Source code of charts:
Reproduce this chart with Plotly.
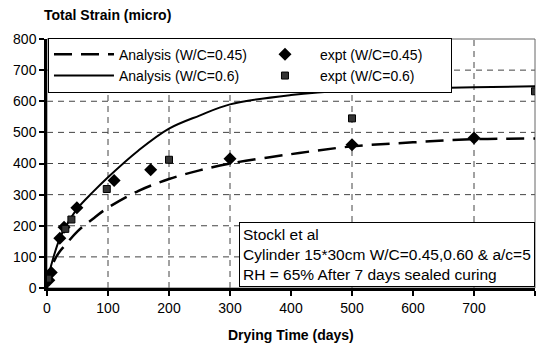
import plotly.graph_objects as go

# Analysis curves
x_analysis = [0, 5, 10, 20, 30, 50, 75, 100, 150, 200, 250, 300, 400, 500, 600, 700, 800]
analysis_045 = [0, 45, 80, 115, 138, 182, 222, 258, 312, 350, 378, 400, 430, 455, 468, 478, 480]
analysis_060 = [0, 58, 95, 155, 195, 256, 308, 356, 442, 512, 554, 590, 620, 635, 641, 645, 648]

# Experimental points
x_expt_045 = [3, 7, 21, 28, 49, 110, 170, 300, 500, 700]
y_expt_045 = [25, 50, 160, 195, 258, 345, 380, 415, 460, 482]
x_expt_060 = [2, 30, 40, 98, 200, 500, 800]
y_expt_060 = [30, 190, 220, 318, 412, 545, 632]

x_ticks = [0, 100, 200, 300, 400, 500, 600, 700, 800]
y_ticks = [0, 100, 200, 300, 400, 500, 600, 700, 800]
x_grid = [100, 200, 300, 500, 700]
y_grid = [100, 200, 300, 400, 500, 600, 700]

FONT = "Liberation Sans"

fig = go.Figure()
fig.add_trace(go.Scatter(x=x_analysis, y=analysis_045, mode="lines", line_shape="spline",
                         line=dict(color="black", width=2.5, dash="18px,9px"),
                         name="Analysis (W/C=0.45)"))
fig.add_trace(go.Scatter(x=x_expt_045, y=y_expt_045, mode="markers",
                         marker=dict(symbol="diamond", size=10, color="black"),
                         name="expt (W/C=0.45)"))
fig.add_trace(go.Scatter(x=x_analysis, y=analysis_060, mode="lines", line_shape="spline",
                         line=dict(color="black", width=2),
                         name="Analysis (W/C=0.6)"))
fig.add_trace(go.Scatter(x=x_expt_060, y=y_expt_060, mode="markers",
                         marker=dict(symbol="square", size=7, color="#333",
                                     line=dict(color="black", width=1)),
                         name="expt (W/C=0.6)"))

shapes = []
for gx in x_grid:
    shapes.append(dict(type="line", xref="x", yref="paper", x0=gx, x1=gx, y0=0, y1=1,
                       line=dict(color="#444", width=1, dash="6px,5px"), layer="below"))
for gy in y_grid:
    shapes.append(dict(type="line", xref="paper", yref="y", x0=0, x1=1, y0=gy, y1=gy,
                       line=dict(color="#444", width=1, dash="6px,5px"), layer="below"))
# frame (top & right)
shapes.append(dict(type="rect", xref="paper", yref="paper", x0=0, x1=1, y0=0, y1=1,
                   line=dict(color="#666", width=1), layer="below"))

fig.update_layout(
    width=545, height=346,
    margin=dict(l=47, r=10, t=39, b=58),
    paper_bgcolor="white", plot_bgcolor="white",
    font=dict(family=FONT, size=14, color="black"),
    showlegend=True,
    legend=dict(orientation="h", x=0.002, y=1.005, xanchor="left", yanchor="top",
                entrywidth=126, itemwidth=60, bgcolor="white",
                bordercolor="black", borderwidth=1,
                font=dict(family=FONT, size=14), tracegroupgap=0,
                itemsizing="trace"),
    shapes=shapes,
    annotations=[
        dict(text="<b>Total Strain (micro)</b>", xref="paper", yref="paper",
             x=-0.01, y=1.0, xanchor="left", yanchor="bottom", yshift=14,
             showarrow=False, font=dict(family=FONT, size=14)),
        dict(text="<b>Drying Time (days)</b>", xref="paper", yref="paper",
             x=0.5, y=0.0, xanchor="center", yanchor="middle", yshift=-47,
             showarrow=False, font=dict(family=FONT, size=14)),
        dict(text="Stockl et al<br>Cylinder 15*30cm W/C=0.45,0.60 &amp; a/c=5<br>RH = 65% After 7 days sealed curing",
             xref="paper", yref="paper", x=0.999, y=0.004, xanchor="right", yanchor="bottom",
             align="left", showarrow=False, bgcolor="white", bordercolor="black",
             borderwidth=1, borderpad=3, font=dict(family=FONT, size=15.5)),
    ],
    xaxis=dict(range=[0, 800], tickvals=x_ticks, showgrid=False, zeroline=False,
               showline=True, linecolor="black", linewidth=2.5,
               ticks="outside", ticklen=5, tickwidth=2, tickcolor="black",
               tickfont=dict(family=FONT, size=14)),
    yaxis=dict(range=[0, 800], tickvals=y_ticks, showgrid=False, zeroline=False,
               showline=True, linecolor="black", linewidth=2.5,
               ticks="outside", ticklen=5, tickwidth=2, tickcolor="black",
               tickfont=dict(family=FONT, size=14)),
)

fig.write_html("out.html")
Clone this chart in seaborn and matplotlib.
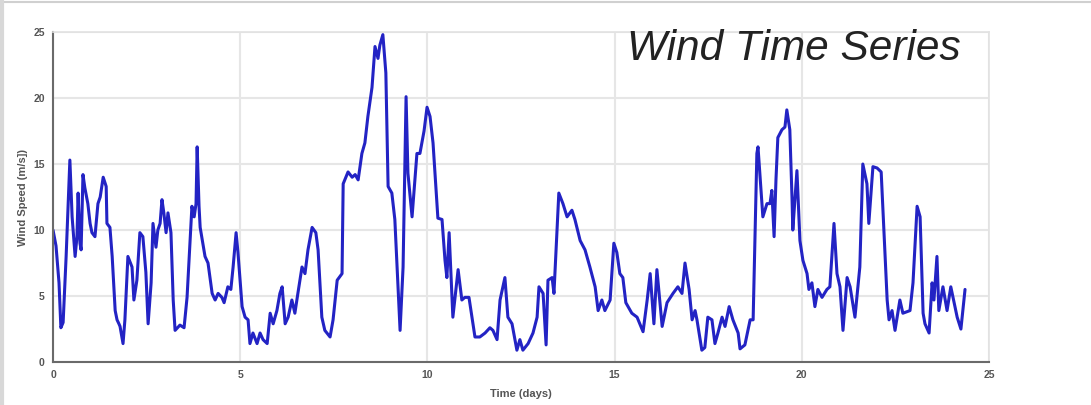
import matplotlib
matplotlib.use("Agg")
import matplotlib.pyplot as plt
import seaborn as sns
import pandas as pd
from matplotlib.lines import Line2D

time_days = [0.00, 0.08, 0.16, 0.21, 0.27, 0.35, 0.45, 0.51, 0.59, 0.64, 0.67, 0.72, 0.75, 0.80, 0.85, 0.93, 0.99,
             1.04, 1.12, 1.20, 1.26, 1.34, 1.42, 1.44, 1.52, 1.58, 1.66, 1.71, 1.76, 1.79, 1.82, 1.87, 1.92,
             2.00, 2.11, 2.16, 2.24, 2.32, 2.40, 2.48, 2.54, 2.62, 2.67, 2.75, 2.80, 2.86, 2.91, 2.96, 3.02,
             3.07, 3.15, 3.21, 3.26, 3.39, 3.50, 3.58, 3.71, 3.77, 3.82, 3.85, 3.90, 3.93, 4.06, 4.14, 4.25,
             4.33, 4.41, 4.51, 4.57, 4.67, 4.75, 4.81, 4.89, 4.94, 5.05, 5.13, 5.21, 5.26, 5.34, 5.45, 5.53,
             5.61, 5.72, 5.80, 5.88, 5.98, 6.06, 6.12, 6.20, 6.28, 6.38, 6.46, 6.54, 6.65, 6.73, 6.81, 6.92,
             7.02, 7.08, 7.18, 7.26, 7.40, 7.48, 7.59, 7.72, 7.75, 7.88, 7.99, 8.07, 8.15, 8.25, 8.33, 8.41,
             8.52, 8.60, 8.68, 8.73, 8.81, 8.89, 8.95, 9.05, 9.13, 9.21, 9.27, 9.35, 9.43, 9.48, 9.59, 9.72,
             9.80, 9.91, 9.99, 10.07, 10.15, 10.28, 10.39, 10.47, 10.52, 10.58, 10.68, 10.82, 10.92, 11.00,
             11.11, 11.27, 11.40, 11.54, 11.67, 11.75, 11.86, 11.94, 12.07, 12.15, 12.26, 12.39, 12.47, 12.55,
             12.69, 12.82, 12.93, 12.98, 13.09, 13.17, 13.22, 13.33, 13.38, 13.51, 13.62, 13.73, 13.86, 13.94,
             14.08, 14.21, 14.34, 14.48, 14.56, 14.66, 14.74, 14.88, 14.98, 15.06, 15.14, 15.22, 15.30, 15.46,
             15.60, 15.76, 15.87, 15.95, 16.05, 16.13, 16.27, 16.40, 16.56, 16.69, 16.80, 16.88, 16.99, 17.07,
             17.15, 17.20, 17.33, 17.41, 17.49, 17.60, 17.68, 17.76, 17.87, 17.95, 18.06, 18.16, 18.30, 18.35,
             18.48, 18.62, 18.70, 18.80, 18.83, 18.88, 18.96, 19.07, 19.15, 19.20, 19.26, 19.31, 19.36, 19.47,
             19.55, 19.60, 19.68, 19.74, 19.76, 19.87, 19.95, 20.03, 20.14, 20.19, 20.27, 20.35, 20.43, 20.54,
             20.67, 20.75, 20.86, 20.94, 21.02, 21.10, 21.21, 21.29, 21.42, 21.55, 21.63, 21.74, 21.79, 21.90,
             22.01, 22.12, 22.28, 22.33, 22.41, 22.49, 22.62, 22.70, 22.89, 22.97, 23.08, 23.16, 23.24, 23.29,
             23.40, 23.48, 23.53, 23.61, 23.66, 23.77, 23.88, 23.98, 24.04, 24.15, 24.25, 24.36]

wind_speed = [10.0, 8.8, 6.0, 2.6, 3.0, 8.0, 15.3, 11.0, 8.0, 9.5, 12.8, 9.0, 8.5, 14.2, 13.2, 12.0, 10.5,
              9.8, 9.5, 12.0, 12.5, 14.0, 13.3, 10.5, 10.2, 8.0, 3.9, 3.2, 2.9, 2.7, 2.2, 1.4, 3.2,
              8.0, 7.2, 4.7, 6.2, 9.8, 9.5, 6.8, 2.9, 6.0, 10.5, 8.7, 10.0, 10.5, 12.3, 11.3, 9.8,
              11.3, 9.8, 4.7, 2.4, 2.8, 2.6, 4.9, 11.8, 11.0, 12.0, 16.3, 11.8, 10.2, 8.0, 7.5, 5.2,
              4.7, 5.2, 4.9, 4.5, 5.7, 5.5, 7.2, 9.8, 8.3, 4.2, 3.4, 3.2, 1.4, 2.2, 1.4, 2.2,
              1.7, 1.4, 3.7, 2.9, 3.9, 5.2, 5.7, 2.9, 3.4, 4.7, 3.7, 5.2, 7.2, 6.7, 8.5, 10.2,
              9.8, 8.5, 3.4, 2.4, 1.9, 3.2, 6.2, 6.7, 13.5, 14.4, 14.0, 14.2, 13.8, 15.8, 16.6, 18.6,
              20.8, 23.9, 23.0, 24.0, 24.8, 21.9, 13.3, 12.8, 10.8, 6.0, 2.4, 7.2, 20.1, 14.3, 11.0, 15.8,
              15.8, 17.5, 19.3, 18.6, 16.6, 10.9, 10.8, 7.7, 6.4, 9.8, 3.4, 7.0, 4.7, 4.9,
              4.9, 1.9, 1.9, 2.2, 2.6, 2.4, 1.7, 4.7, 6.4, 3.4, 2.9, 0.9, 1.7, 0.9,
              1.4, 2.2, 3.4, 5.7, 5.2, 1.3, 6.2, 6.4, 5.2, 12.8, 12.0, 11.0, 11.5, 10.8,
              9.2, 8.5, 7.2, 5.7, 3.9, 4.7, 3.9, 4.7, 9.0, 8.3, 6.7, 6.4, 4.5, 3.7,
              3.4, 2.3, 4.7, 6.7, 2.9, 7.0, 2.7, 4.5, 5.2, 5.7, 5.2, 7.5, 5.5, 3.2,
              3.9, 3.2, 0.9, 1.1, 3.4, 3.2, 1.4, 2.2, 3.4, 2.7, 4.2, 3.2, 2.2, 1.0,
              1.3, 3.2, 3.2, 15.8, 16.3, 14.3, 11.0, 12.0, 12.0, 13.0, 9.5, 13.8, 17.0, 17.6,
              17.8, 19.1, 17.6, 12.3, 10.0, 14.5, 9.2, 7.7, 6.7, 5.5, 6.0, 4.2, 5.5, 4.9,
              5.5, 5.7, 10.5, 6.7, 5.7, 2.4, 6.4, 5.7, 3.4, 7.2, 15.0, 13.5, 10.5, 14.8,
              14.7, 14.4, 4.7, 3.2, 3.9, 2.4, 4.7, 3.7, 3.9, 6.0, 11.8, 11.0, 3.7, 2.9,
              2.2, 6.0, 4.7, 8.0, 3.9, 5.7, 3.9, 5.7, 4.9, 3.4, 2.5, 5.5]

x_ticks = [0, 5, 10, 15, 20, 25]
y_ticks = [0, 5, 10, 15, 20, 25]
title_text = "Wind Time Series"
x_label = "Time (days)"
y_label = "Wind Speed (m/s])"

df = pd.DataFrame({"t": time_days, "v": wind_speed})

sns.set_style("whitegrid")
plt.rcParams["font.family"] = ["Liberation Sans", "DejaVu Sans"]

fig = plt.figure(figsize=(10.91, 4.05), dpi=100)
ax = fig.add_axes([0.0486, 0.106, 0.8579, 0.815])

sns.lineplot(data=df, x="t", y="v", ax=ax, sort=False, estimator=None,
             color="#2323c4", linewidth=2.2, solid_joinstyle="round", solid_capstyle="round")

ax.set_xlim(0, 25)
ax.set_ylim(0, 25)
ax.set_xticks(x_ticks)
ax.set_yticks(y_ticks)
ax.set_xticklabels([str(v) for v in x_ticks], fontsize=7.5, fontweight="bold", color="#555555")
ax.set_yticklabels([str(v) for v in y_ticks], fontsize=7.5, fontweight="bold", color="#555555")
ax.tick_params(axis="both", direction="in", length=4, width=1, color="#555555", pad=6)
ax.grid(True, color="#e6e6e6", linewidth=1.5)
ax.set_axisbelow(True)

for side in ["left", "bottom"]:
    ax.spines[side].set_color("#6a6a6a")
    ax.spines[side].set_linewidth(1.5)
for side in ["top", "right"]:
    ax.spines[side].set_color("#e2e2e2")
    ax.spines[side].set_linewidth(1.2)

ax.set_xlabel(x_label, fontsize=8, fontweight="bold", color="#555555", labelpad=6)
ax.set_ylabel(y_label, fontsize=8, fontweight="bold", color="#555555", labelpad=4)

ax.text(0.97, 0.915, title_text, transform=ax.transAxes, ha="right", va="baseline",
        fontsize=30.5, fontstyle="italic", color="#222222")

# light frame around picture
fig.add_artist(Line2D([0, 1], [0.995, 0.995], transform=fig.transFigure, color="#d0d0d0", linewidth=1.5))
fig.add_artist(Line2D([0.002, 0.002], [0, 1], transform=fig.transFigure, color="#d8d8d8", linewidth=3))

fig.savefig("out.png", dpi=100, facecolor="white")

EXERCISE: Only the lines from the one with "Clone this chart in seaborn and matplotlib." down to the one with "from matplotlib.lines import Line2D" belong in your copy, both ends included; write them out exactly and skip any pictures.

TASK RESULT:
Clone this chart in seaborn and matplotlib.
import matplotlib
matplotlib.use("Agg")
import matplotlib.pyplot as plt
import seaborn as sns
import pandas as pd
from matplotlib.lines import Line2D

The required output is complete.